Let $M$ be a metric, and assume that it is simply connected. For a closed curve $f$, we define it to be differentiable iff for any $x$ then $\lim\limits_{h\rightarrow 0}\frac{d(f(x),f(x+h))}{h}$ exist, where we take $f$ to be extended into a periodic function with period $1$ for the sake of having both side when taking the derivative at the boundary.
The question is:
Given a closed curve $f$ that is differentiable. Does there always exist a null-homotopy of $f$ such that all curves along the homotopy process is differentiable.
I believe the answer to be no, but I am still unsure either way. Any helps would be welcome. Thank you.

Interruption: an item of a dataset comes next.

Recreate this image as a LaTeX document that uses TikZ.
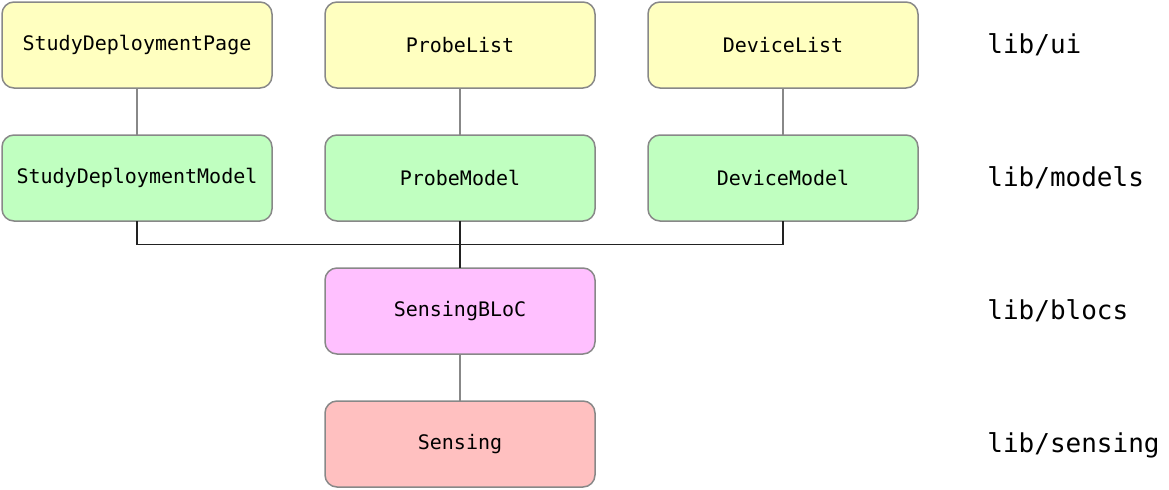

Consider the "snowflake" metric $d(a,b)=|a-b|^\alpha$ on the closed unit disk $D\subset \mathbb R^2$, where $\alpha \in(0,1)$ can be any fixed number. Let this metric space be denoted by $X_1$, and its subset $\partial D\subset X_1$ by $Y_1$. It is easy to see that $X_1$ contains no differentiable curves except constant ones, since differentiability with respect to its metric implies having zero derivative in the Euclidean sense.
Also consider the Euclidean (restriction) metric on the complement of open unit disk, $\overline{\mathbb R^2\setminus D}$. Let this metric space be denoted by $X_2$, and its subset $\partial D\subset X_2$ by $Y_2$.
The idea is to sew $X_1$ and $X_2$ along $\partial D$, thus obtaining a counterexample: $X_2$ contains differentiable closed curves which would have to pass through $X_1$ to be nullhomotoped.
Sewing is messy, but luckily it was already done in detail: see Theorem 1 in A sewing problem in metric spaces by Haissinsky. It applies here with the sewing map $f:Y_1\to Y_2$ being the identity map (which is quasisymmetric, as required). The theorem produces a metric on the quotient $\widehat{X}=(X_1\sqcup X_2)/f$ which is locally bi-Lipschitz equivalent to the original metrics away from $\partial D$. This is the desired counterexample.